Devante Parker, according to all possible OTA information, is prepared for a break out season. And that is exactly what Miami needs from him, to break out into the dominant number one WR we drafted him to become. We especially need him to thrive in the red zone, a part of the field in which Miami has been lackluster to say the least. Now, Parker has dealt with some health issues with his foot along the way. And some have been saying he needed to mature. Fine. I get it.

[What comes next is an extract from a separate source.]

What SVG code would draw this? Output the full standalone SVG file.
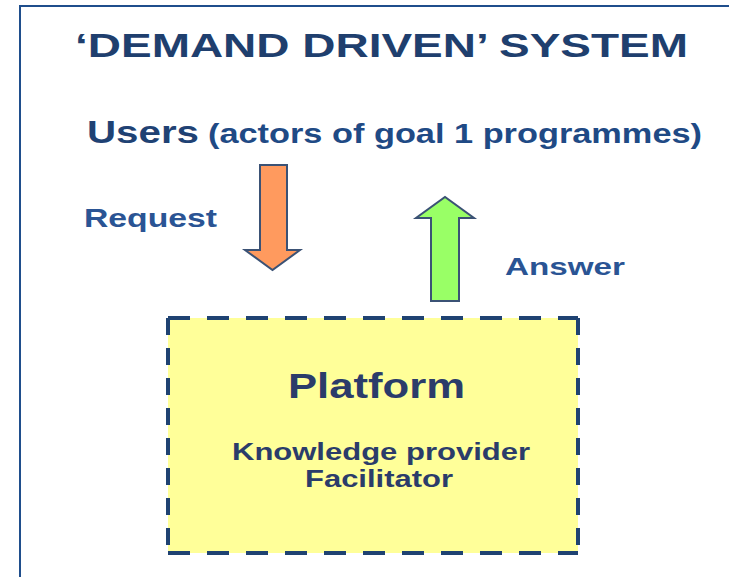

However, I am forced to laugh at some of our beat reporters and their incredulousness at his development. Look at Armando’s article yesterday, or (help us all) Omar’s tweets. They seem shocked. And I am forced to stare at the screen with an eyebrow cocked and mutter to myself about how I’ve grown up my whole life hearing about this infamous 3rd year... Well, I’m not wrong. The phrase has been a part of sports journalism for years. The most common usage of it today is when talking about “draft grades”. Someone will piously mention something about not truly being able to grade a class for three years after the fact. That’s it!
It seems like everyone else besides the mock drafters have forgotten. Development is something that used to happen all over the NFL. And from the product on the field, from Miami to Minnesota to Oakland, it seems to suggest that development still occurs. So let’s try not to get caught up in too much media hype and excitement when they talk about “the light coming on”. The light has come at different times for different players. Yet, seemingly for a vast majority of skill positions, it’s still year three that is the year it happens. Devante Parker isn’t our only skill position player hitting this crucial milestone. So too is Bobby McCain, and that is why I hold out hope for out NCB spot.
Am I crazy? Am I simply reading more into than is there? Have things really changed all that much, despite the 24 hour media coverage and hype?